O que une esses três episódios é a crise de hegemonia. A briga aberta entre poderes, a deserção de tropas, ainda que residual, e o abandono pelos privilegiados de um governo que lhes pertence são sinais claros de que os de cima estão perdendo a capacidade de comandar.

A reação, porém, veio a galope. O senador Romero Jucá (PMDB-RR) já havia cantado a bola, meses antes, no gravador de Sérgio Machado : "tem que construir um pacto nacional, com o Supremo, com tudo". Falava da Lava Jato, mas o pacto em questão é mais amplo, de sobrevivência do regime e implantação da agenda defendida pelos de cima.

Nesta quarta (7) entrou em marcha abertamente o "pacto nacional" previsto por Jucá, envolvendo articulações pouco republicanas entre os três Poderes da República. Temer ajustou com o Supremo a salvação de Renan para manter a agenda, em especial a votação da PEC 55 na próxima semana. Em troca, Renan provavelmente não pautará, até o fim de sua gestão, o projeto de abuso de autoridade, que incomoda parte dos ministros da corte.

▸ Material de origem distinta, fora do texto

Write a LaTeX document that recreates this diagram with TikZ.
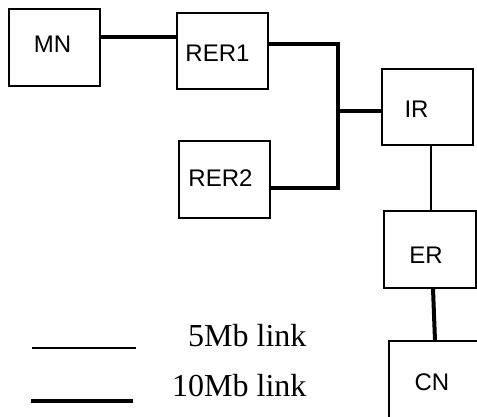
\documentclass[tikz,border=0pt]{standalone}
\usepackage{fontspec}
\setmainfont{Liberation Serif}
\newfontfamily\arialfont{Liberation Sans}
\begin{document}
\begin{tikzpicture}[x=1pt,y=-1pt,
  box/.style={draw=black, line width=1.1pt, minimum width=91pt, minimum height=77pt, inner sep=0pt},
  lbl/.style={font=\arialfont\fontsize{24}{28}\selectfont, inner sep=0pt, anchor=base},
  thk/.style={line width=4pt},
  thn/.style={line width=1.2pt},
  leg/.style={font=\fontsize{32}{36}\selectfont, inner sep=0pt, anchor=base west}]
\useasboundingbox (0,0) rectangle (477,417);
\clip (0,0) rectangle (477,417);
% boxes
\node[box] (mn)   at (54.5,47.5) {};
\node[box, minimum height=76pt] (rer1) at (222.5,51) {};
\node[box] (rer2) at (224.5,179.5) {};
\node[box, minimum height=76pt] (ir)   at (427.5,107) {};
\node[box, minimum width=92pt] (er)   at (430,249.5) {};
\node[box] (cn)   at (434.5,379.5) {};
% labels
\node[lbl] (mnt)   at (52.5,52.7) {MN};
\node[lbl] (rer1t) at (217.5,61.7) {RER1};
\node[lbl] (rer2t) at (220.5,186.7) {RER2};
\node[lbl] (irt)   at (416.5,117.3) {IR};
\node[lbl] (ert)   at (426,263.3) {ER};
\node[lbl] (cnt)   at (432,390) {CN};
% links
\coordinate (bj) at (338,111);
\draw[thk] ([yshift=10.8pt]mn.east) -- ([yshift=10.8pt]mn.east -| rer1.west);
\draw[thk] ([yshift=7pt]rer1.east) -| (bj) |- ([yshift=-8.5pt]rer2.east);
\draw[thk] (bj) -- (bj -| ir.west);
\draw[thn] ([xshift=3.5pt]ir.south) -- ([xshift=3.5pt]ir.south |- er.north);
\draw[thk] ([xshift=3pt]er.south) -- ([xshift=0.5pt]cn.north);
% legend
\coordinate (l1a) at (32,348);
\coordinate (l1b) at (136,348);
\coordinate (l2a) at (31,401);
\coordinate (l2b) at (133,401);
\draw[line width=1.5pt] (l1a) -- (l1b);
\draw[line width=3.6pt] (l2a) -- (l2b);
\node[leg] (t5)  at (188,346.7) {5Mb link};
\node[leg] (t10) at (172,396) {10Mb link};
\end{tikzpicture}
\end{document}
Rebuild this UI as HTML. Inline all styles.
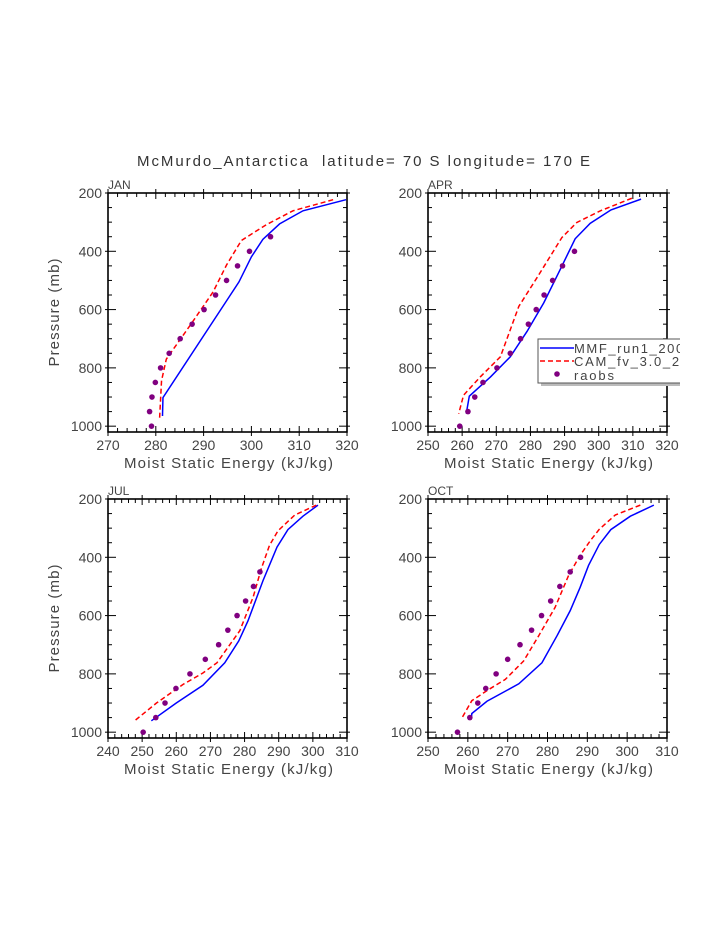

Para completar, o acordo teve o apoio da oposição que o governo gosta, representada pelo senador petista Jorge Viana, e o silêncio complacente do PT, com honrosas exceções, como a do senador Lindbergh Farias. É verdade que o Supremo sai chamuscado do processo. Na prática acovardou-se ante um senador que ignorou deliberadamente uma decisão judicial. O preço do pacto, neste caso, foi atirar Marco Aurélio aos cães.

Para tentar selar a recomposição hegemônica, Temer alterou ainda a draconiana proposta da reforma da Previdência, excluindo os militares. É um escárnio a olho nu, já que se há alguma "distorção" no sistema previdenciário é a dos militares. Sua contribuição é de 7,5% do salário bruto contra 11% dos civis, todos se aposentam pelo salário final e, mesmo representando apenas 30% dos servidores, geram um gasto maior que o dos civis. Mas Temer sabe que precisará deles, nestes tempos, para garantir a "ordem pública".

Conseguiram com isso diminuir a temperatura da crise, mas seria ilusão crer que esse pacto encerra o problema. Até porque, ele deixa de fora a maioria do povo brasileiro. Aliás, é um arranjo de salvação das instituições contra a maioria, alicerçado numa agenda de espoliação aos direitos sociais.

Os de baixo –excluídos do pacto– estarão cada vez mais na cena, levados às ruas pela falência em série dos Estados, o colapso nos serviços públicos e o aumento do desemprego. A crise de hegemonia do regime político brasileiro está apenas começando.